Propos recueillis par Emilie Vleminckx

Un territoire comme laboratoire vivant

Depuis janvier, l’ASBL Le Laboratoire optimalise la réplicabilité du programme 1km² à travers le développement d’un modèle à Ixelles. Et c’est tout un quartier qui devient un terrain d’expérimentation collective. Les élèves de l’école Mercelis, les seniors du centre de jour Audrey Hepburn et les membres de la Forestière se rencontrent dans des ateliers interactifs. Le fil rouge ? Construire une street expo qui répondra à la question "Comment réparer le monde ?" inspirée de l’expo "Après nous, le déluge" de Camille Dufour.
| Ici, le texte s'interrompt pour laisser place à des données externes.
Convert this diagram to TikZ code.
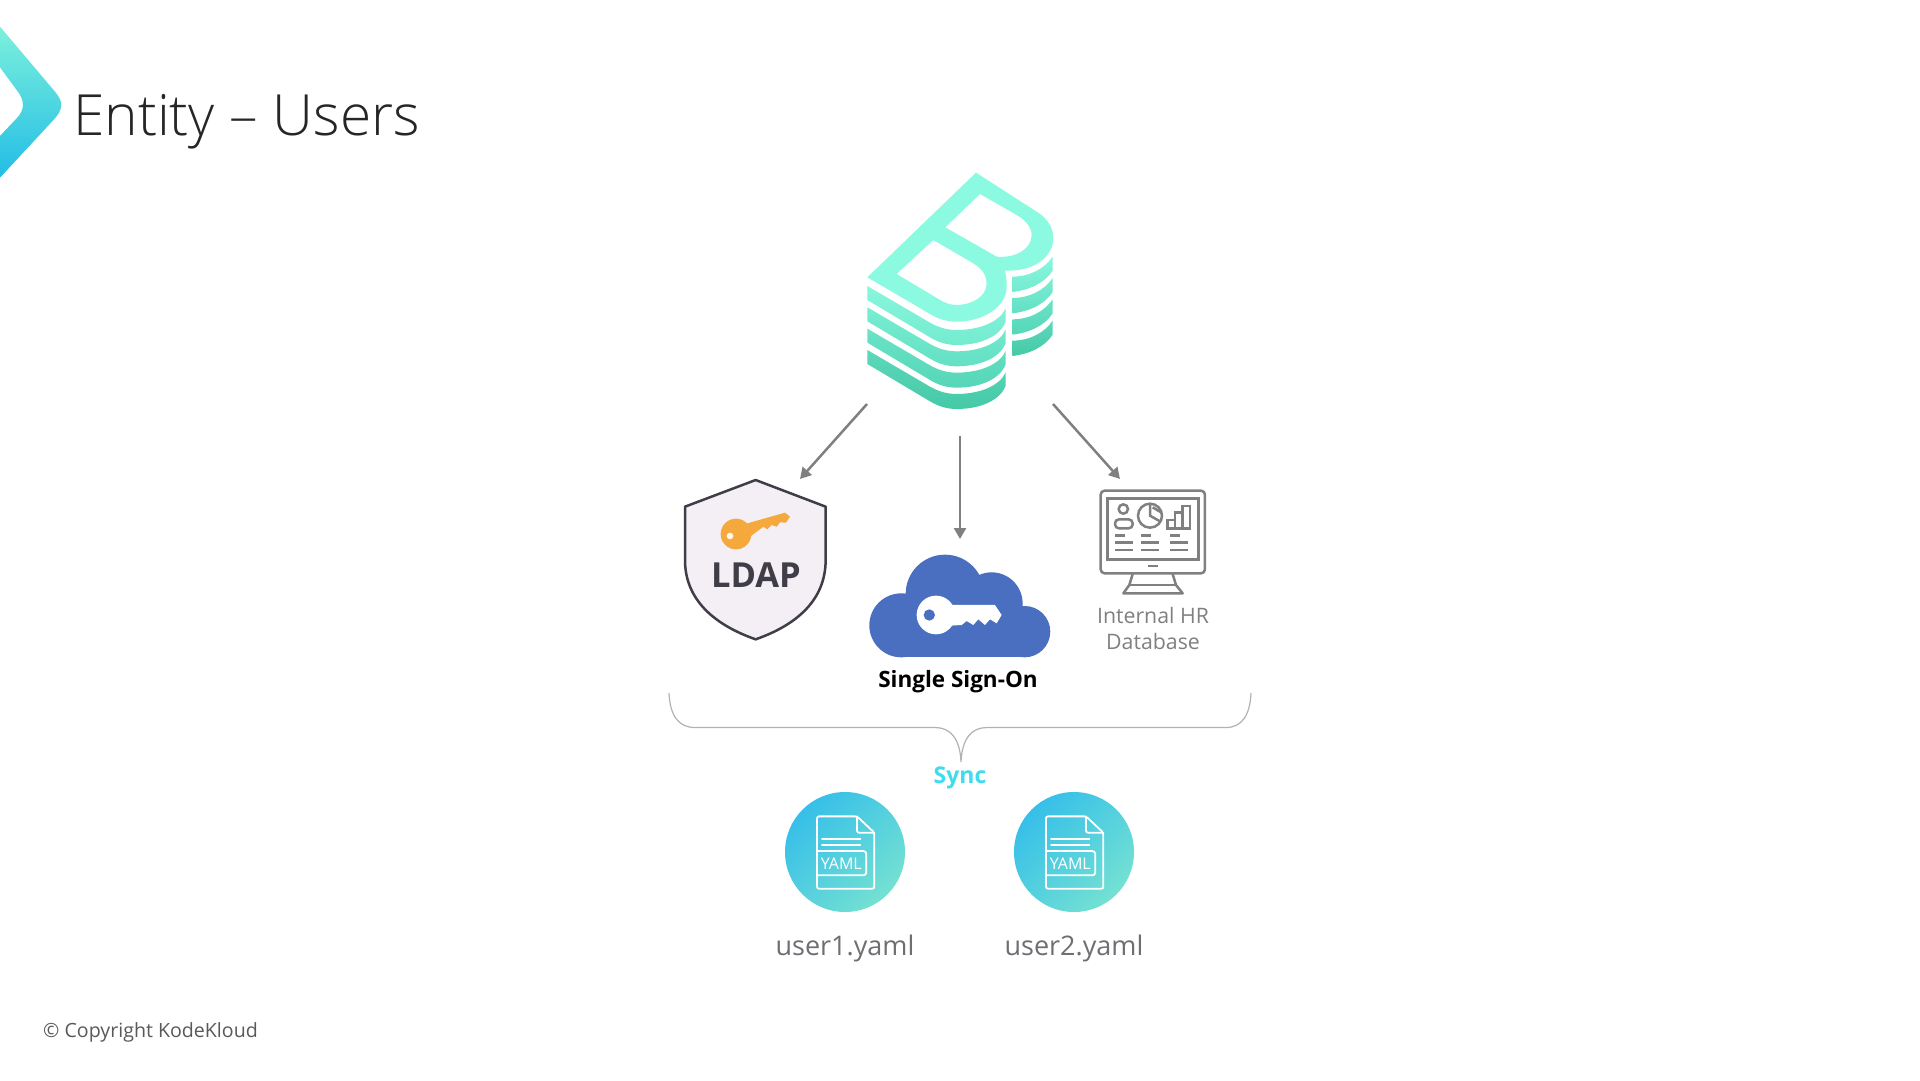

Un événement qui rassemble de nombreux acteurs du quartier et bien au-delà : structures culturelles, associatives, publiques, privées, médiatiques,... et qui est relayé dès à présent sur les réseaux de l’ASBL par deux jeunes et talentueux reporters : Noah Bundula et Promédi Kulutila Misangumukini. En effet, pendant un mois, les deux créateurs de contenu suivront de près les aventures des participant·e·s d’1km² qui aboutiront sur un parcours vivant le 4 juin autour de la chapelle de Boendael. Un événement participatif ancré localement ouvert à toutes et tous.